AN INCREASE in deposits of Bangladeshis in Swiss banks by 28.34 per cent to 617.72 million Swiss francs, or roughly Tk 53.41 billion, year-on-year in 2018, as the latest annual report Banks in Switzerland 2018 released on Thursday says, is worrying. This is so because such illicit financial flows, which generally result from corruption, do result in further corruption, discouraging growth and harming the main economic sectors. A situation like this also suggests political uncertainty, lack of investment climate, a poor state of governance and the absence of political will and strategic efficiency to curb capital flight. Deposits of Bangladeshis in Swiss banks declined by 27 per cent to 481.32 million Swiss francs, or Tk 40.64 billion, year-on-year in 2017 after they had increased by 19.21 per cent to 661.96 million Swiss francs, or Tk 55.75 billion, year-on-year in 2016. While experts say that corrupt individuals having close ties with the government may have laundered the amount for deposit in banks in Switzerland to head further risks, they put the increase in deposit rate down to uncertainties that went with the 2018 general elections when people having illegally made huge amounts of money stashed them away unlawfully to sidestep any measures against corruption.

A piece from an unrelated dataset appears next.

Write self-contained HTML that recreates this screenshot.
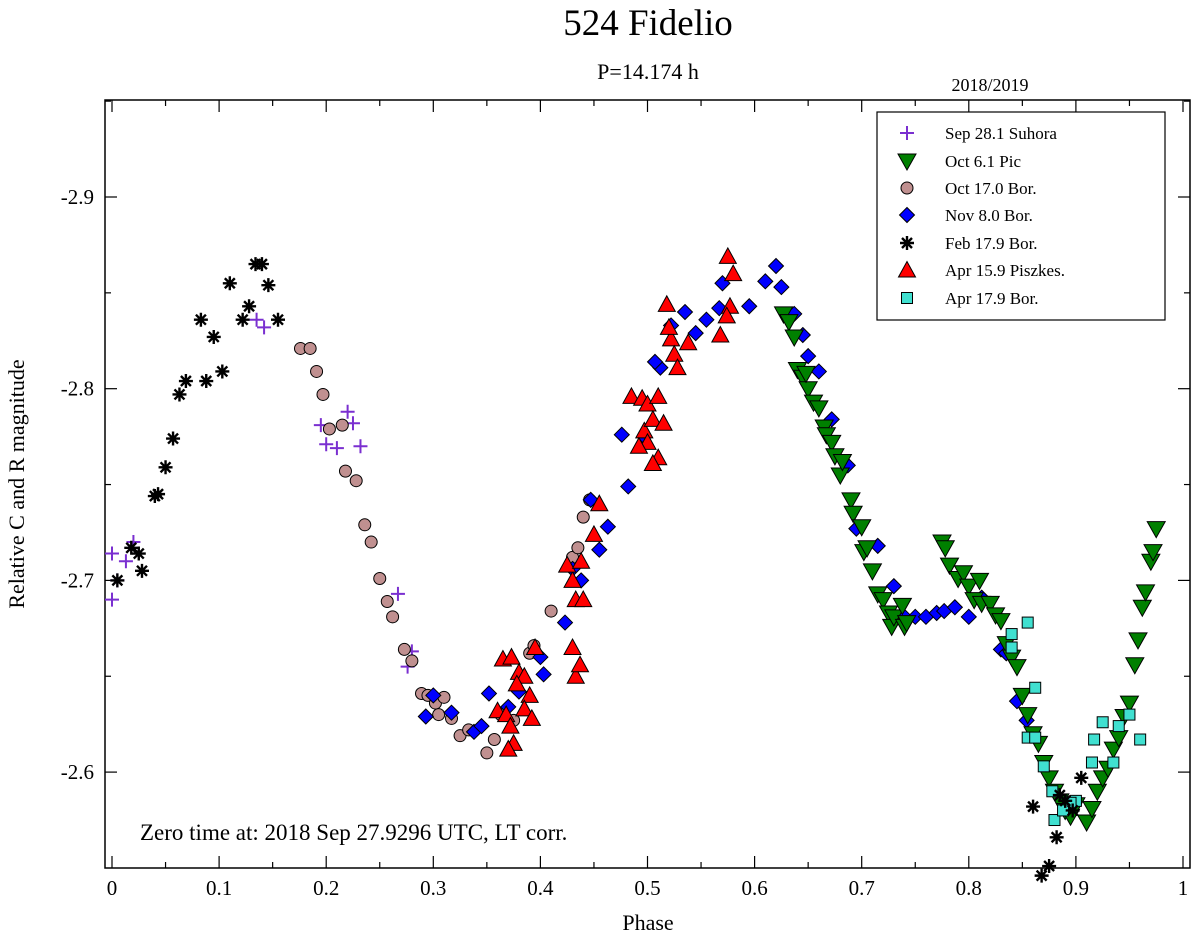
<!DOCTYPE html>
<html><head><meta charset="utf-8"><style>
body{margin:0;background:#fff}
svg text{font-family:"Liberation Serif",serif}
</style></head><body>
<svg id="chart" width="1200" height="937" viewBox="0 0 1200 937">
<text x="648" y="35" font-size="37" text-anchor="middle">524 Fidelio</text>
<text x="648" y="79" font-size="22" text-anchor="middle">P=14.174 h</text>
<text x="990" y="91" font-size="18" text-anchor="middle">2018/2019</text>
<rect x="105" y="100" width="1085" height="768" fill="none" stroke="#000" stroke-width="1.5"/>
<g id="axes"></g>
<g id="marks"></g>
<text x="140" y="840" font-size="23">Zero time at: 2018 Sep 27.9296 UTC, LT corr.</text>
<text x="648" y="930" font-size="22" text-anchor="middle">Phase</text>
<text x="24" y="484" font-size="22" text-anchor="middle" transform="rotate(-90 24 484)">Relative C and R magnitude</text>
<g>
<rect x="877" y="112" width="288" height="208" fill="#fff" stroke="#000" stroke-width="1.2"/>
<g id="legend"></g>
</g>
</svg>
<script>
const xTicks=[0,0.1,0.2,0.3,0.4,0.5,0.6,0.7,0.8,0.9,1];
const xTickLabels=["0","0.1","0.2","0.3","0.4","0.5","0.6","0.7","0.8","0.9","1"];
const yTicks=[-2.9,-2.8,-2.7,-2.6];
const yTickLabels=["-2.9","-2.8","-2.7","-2.6"];
const seriesNames=["Sep 28.1 Suhora","Oct 6.1 Pic","Oct 17.0 Bor.","Nov 8.0 Bor.","Feb 17.9 Bor.","Apr 15.9 Piszkes.","Apr 17.9 Bor."];
const sepPhase=[0,0,0.013,0.02,0.005,0.135,0.142,0.195,0.21,0.2,0.22,0.225,0.232,0.267,0.28,0.276];
const sepMag=[-2.714,-2.690,-2.710,-2.720,-2.700,-2.836,-2.832,-2.781,-2.769,-2.771,-2.788,-2.782,-2.770,-2.693,-2.663,-2.655];
const febPhase=[0.005,0.018,0.025,0.028,0.04,0.043,0.05,0.057,0.063,0.069,0.083,0.088,0.095,0.103,0.11,0.122,0.128,0.134,0.14,0.146,0.155,0.86,0.868,0.875,0.882,0.885,0.89,0.897,0.905];
const febMag=[-2.700,-2.717,-2.714,-2.705,-2.744,-2.745,-2.759,-2.774,-2.797,-2.804,-2.836,-2.804,-2.827,-2.809,-2.855,-2.836,-2.843,-2.865,-2.865,-2.854,-2.836,-2.582,-2.546,-2.551,-2.566,-2.588,-2.585,-2.580,-2.597];
const octPhase=[0.176,0.185,0.191,0.197,0.203,0.215,0.218,0.228,0.236,0.242,0.25,0.257,0.262,0.273,0.28,0.289,0.295,0.302,0.31,0.305,0.317,0.325,0.333,0.35,0.357,0.363,0.39,0.394,0.375,0.41,0.43,0.435,0.44,0.446];
const octMag=[-2.821,-2.821,-2.809,-2.797,-2.779,-2.781,-2.757,-2.752,-2.729,-2.720,-2.701,-2.689,-2.681,-2.664,-2.658,-2.641,-2.640,-2.636,-2.639,-2.630,-2.628,-2.619,-2.622,-2.610,-2.617,-2.630,-2.662,-2.666,-2.627,-2.684,-2.712,-2.717,-2.733,-2.742];
const picPhase=[0.627,0.632,0.637,0.64,0.645,0.65,0.648,0.655,0.66,0.665,0.667,0.672,0.675,0.68,0.682,0.69,0.692,0.7,0.702,0.705,0.71,0.715,0.72,0.725,0.728,0.73,0.74,0.738,0.742,0.775,0.778,0.782,0.79,0.795,0.8,0.805,0.81,0.812,0.82,0.825,0.83,0.835,0.84,0.845,0.85,0.855,0.86,0.865,0.87,0.875,0.88,0.885,0.89,0.895,0.9,0.91,0.915,0.92,0.925,0.93,0.935,0.94,0.945,0.95,0.955,0.958,0.962,0.965,0.97,0.972,0.975];
const picMag=[-2.839,-2.835,-2.827,-2.810,-2.806,-2.800,-2.808,-2.793,-2.790,-2.780,-2.776,-2.772,-2.765,-2.755,-2.762,-2.742,-2.735,-2.728,-2.715,-2.717,-2.705,-2.693,-2.690,-2.683,-2.676,-2.681,-2.676,-2.687,-2.678,-2.720,-2.717,-2.708,-2.701,-2.704,-2.697,-2.690,-2.700,-2.688,-2.688,-2.682,-2.679,-2.667,-2.660,-2.655,-2.640,-2.630,-2.620,-2.615,-2.605,-2.597,-2.590,-2.585,-2.580,-2.577,-2.583,-2.574,-2.581,-2.590,-2.597,-2.602,-2.612,-2.618,-2.629,-2.636,-2.656,-2.669,-2.686,-2.694,-2.710,-2.715,-2.727];
const novPhase=[0.293,0.3,0.317,0.338,0.345,0.352,0.37,0.38,0.4,0.403,0.423,0.43,0.438,0.447,0.455,0.463,0.482,0.476,0.497,0.512,0.507,0.522,0.535,0.545,0.555,0.57,0.567,0.595,0.61,0.62,0.625,0.637,0.645,0.65,0.66,0.672,0.687,0.695,0.715,0.73,0.74,0.75,0.76,0.77,0.777,0.787,0.8,0.812,0.83,0.835,0.845,0.854];
const novMag=[-2.629,-2.640,-2.631,-2.621,-2.624,-2.641,-2.634,-2.642,-2.660,-2.651,-2.678,-2.706,-2.700,-2.742,-2.716,-2.728,-2.749,-2.776,-2.775,-2.811,-2.814,-2.833,-2.840,-2.829,-2.836,-2.855,-2.842,-2.843,-2.856,-2.864,-2.853,-2.839,-2.828,-2.817,-2.809,-2.784,-2.760,-2.727,-2.718,-2.697,-2.681,-2.681,-2.681,-2.683,-2.684,-2.686,-2.681,-2.691,-2.664,-2.662,-2.637,-2.627];
const aprPhase=[0.365,0.373,0.38,0.385,0.378,0.395,0.39,0.36,0.368,0.372,0.385,0.392,0.375,0.37,0.43,0.425,0.433,0.44,0.438,0.45,0.455,0.43,0.433,0.437,0.485,0.495,0.5,0.51,0.497,0.505,0.515,0.51,0.5,0.492,0.518,0.522,0.525,0.52,0.538,0.528,0.575,0.58,0.577,0.574,0.568,0.505];
const aprMag=[-2.659,-2.660,-2.652,-2.650,-2.646,-2.665,-2.640,-2.632,-2.630,-2.624,-2.633,-2.628,-2.615,-2.612,-2.700,-2.708,-2.690,-2.690,-2.710,-2.724,-2.740,-2.665,-2.650,-2.656,-2.796,-2.795,-2.792,-2.796,-2.778,-2.784,-2.782,-2.764,-2.772,-2.770,-2.844,-2.826,-2.818,-2.832,-2.824,-2.811,-2.869,-2.860,-2.843,-2.838,-2.828,-2.761];
const apr17Phase=[0.84,0.855,0.84,0.862,0.855,0.862,0.87,0.9,0.895,0.915,0.917,0.925,0.935,0.94,0.95,0.96,0.88,0.888,0.878];
const apr17Mag=[-2.672,-2.678,-2.665,-2.644,-2.618,-2.618,-2.603,-2.585,-2.584,-2.605,-2.617,-2.626,-2.605,-2.624,-2.630,-2.617,-2.575,-2.580,-2.590];

const NS="http://www.w3.org/2000/svg";
const X0=105,X1=1190,Y0=100,Y1=868;
function xs(p){return 112+p*1071;}
function ys(m){return 197+(m+2.9)*1917;}
function mk(tag,attrs,parent){const e=document.createElementNS(NS,tag);for(const k in attrs)e.setAttribute(k,attrs[k]);parent.appendChild(e);return e;}
const axes=document.getElementById('axes');
for(let i=0;i<=20;i++){const p=i*0.05,x=xs(p),L=i%2?6:12;
 const t=mk('line',{x1:x,x2:x,y1:Y1,y2:Y1-L,stroke:'#000','stroke-width':1.2},axes);
 
 
 const t2=mk('line',{x1:x,x2:x,y1:Y0,y2:Y0+L,stroke:'#000','stroke-width':1.2},axes);
 
 }
xTicks.forEach((v,i)=>{const t=mk('text',{x:xs(v),y:895,'font-size':21,'text-anchor':'middle'},axes);t.textContent=xTickLabels[i];
 
 });
for(let i=-1;i<=7;i++){const m=-2.95+i*0.05;const y=ys(m);if(y<Y0||y>Y1)continue;const L=(Math.round(m*100)%10===0)?12:6;
 const t=mk('line',{x1:X0,x2:X0+L,y1:y,y2:y,stroke:'#000','stroke-width':1.2},axes);
 
 
 const t2=mk('line',{x1:X1,x2:X1-L,y1:y,y2:y,stroke:'#000','stroke-width':1.2},axes);
 
 }
yTicks.forEach((v,i)=>{const t=mk('text',{x:94,y:ys(v)+7,'font-size':21,'text-anchor':'end'},axes);t.textContent=yTickLabels[i];
 
 });

function sym(kind,x,y,g){
 if(kind==='plus'){mk('path',{d:`M${x-7} ${y}H${x+7}M${x} ${y-7}V${y+7}`,stroke:'#7a2fd0','stroke-width':2,fill:'none'},g);}
 else if(kind==='down'){mk('path',{d:`M${x-9} ${y-7}L${x+9} ${y-7}L${x} ${y+9}Z`,fill:'#008000',stroke:'#000','stroke-width':1},g);}
 else if(kind==='circle'){mk('circle',{cx:x,cy:y,r:6,fill:'#c09090',stroke:'#000','stroke-width':1},g);}
 else if(kind==='diamond'){mk('path',{d:`M${x} ${y-7.5}L${x+7.5} ${y}L${x} ${y+7.5}L${x-7.5} ${y}Z`,fill:'#0000ff',stroke:'#000','stroke-width':1},g);}
 else if(kind==='star'){mk('path',{d:`M${x-7} ${y}H${x+7}M${x} ${y-7}V${y+7}M${x-5} ${y-5}L${x+5} ${y+5}M${x-5} ${y+5}L${x+5} ${y-5}`,stroke:'#000','stroke-width':2.4,fill:'none'},g);}
 else if(kind==='up'){mk('path',{d:`M${x-8.5} ${y+7}L${x+8.5} ${y+7}L${x} ${y-8.5}Z`,fill:'#ff0000',stroke:'#000','stroke-width':1},g);}
 else if(kind==='square'){mk('rect',{x:x-5.5,y:y-5.5,width:11,height:11,fill:'#40e0d0',stroke:'#000','stroke-width':1},g);}
}
const marks=document.getElementById('marks');
const series=[['plus',sepPhase,sepMag,'series-sep-28-suhora'],['circle',octPhase,octMag,'series-oct-17-bor'],['diamond',novPhase,novMag,'series-nov-8-bor'],['up',aprPhase,aprMag,'series-apr-15-piszkes'],['down',picPhase,picMag,'series-oct-6-pic'],['square',apr17Phase,apr17Mag,'series-apr-17-bor'],['star',febPhase,febMag,'series-feb-17-bor']];
series.forEach(s=>{const g=mk('g',{},marks);
 
 
 s[1].forEach((p,i)=>sym(s[0],xs(p),ys(s[2][i]),g));});
const kinds=['plus','down','circle','diamond','star','up','square'];
const lg=document.getElementById('legend');
const ly=[133,161,188,215,243,270,298];
seriesNames.forEach((n,i)=>{const g=mk('g',{},lg);
 
 
 sym(kinds[i],907,ly[i],g);
 const t=mk('text',{x:945,y:ly[i]+6,'font-size':17},g);t.textContent=n;});
</script>
</body></html>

But what makes it further worrying is that, as experts say, deposits of Bangladeshis in Swiss banks constitute a small portion of the amount laundered as Swiss banks are neither the only place nor the biggest place to stash money away. People keep illegal money in other places, too. Besides, the illicit capital outflow of Bangladesh, as the reports of the Washington-based Global Financial Integrity released in May 2017 and January 2019 say, has reached $81.74 billion, laundered in 11 years from 2005 to 2015. Estimates based on trade statistics compiled by the International Monetary Fund shows that 17.5 per cent of Bangladesh’s total trade worth $33.7 billion with ‘advanced’, or western, economies, was laundered only in 2015 and estimates of the UN’s International Trade Statistics, or Comptrade, show that 7.2 per cent of the trade value was drained out through over-invoicing in imports and under-invoicing in exports that deprived the government of a huge amount of revenue. All this paints a bleak picture of the national economy of Bangladesh. Experts also blame the absence of an investment climate and the poor state of the banking sector to be reasons for the capital flight. The situation also points to a lack of the required political will and strategic efficiency of the government to curb illicit financial flow understandably because the people involved in the capital flight enjoy political clout.
There are, as experts believe, enough safeguards against illicit financial flows but they mostly do not work when influential quarters, politically or financially, are involved in the process. In a situation like this, the government must shrug off its partisan bias, adequately alert its agencies to stopping capital fight, put in efforts to identify the launderers and bring back the money stashed illegally in other countries in the best national interest, if possible, by applying local laws of Swiss authorities in the case at hand, for the confiscation of the amount.